Packaging of the feedstock was handled with meticulous care. To preserve the precise material properties, the feedstock batches were sealed with anti-oxidation packaging and labeled with key specifications, including the powder loading, binder percentage, and sintering profile. This attention to detail allowed the R&D team to confidently integrate the material into their testing setups.

Results & Impact

The outcome of our collaborative effort exceeded the initial expectations:

·         Achieved Density and Structural Integrity: The sintered parts consistently reached a density greater than 98%, meeting the stringent mechanical performance criteria. This was a significant improvement over earlier prototypes, where densities were slightly lower, risking part performance.

·         Enhanced Feedstock Consistency: The custom binder system and refined powder loading resulted in a uniform feedstock. Each batch demonstrated minimal variation in key parameters—vital for reliable MIM processing.

·         Streamlined R&D Cycle: With our tailored process, the customer managed to reduce the number of prototype iterations. The optimized sintering cycle and controlled feedstock composition enabled faster, more predictable material behavior, fitting well within the tight technological roadmap they faced.

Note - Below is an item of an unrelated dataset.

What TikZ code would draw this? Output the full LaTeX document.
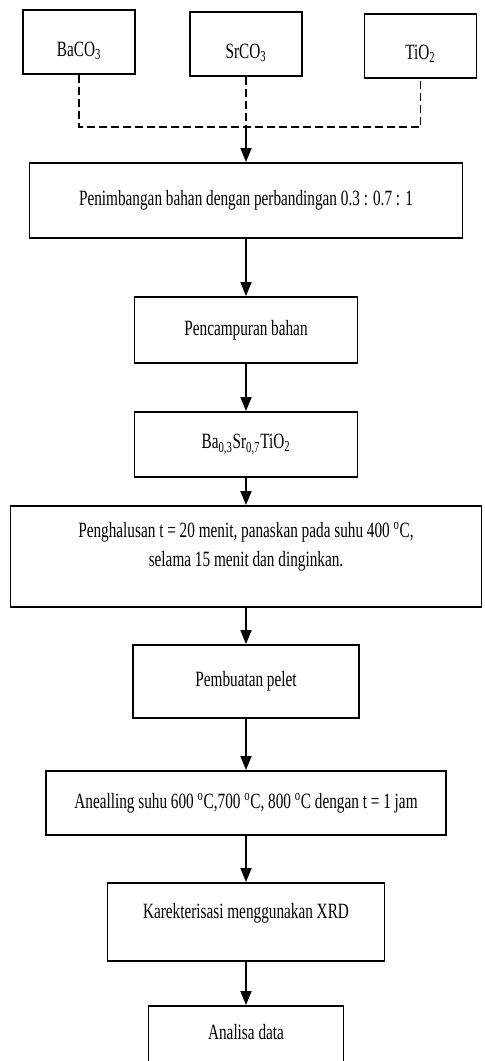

·         Feedback-Driven Adjustments: Our iterative adjustments during initial tests validated that even small changes in binder composition or sintering dwell time could significantly impact the end result. The observations we noted early on informed final process parameters, leading to a robust and reproducible production process.

The successful deployment of this Al7075 feedstock not only supported the immediate R&D project but also offered broader insights on adapting MIM techniques for high-strength, complex-shaped aluminum parts.

Key Takeaways

This case illustrates several critical lessons:
- Even minor variances in powder loading or binder composition can have outsized effects on the final product quality, especially when working with a high-strength alloy like Al7075.
- Tailoring the sintering profile, with precise temperature controls (e.g., 580°C ± 5°C and a controlled hold time), is indispensable for reaching the desired density threshold.
- Transparency in early-stage testing—where we noted slight binder residue issues—allowed us to make effective adjustments that ultimately ensured consistent performance.
- A responsive supply chain and the ability to customize process parameters are vital for meeting rigid R&D timelines while ensuring technical requirements are met.

In working together, our experience and technical capacity at SAM translated into a feedstock solution that not only met but, in many aspects, surpassed the rigorous demands of complex R&D applications. The project underscored the value of detailed engineering oversight and iterative, evidence-based process refinement, providing a solid foundation for further material development initiatives.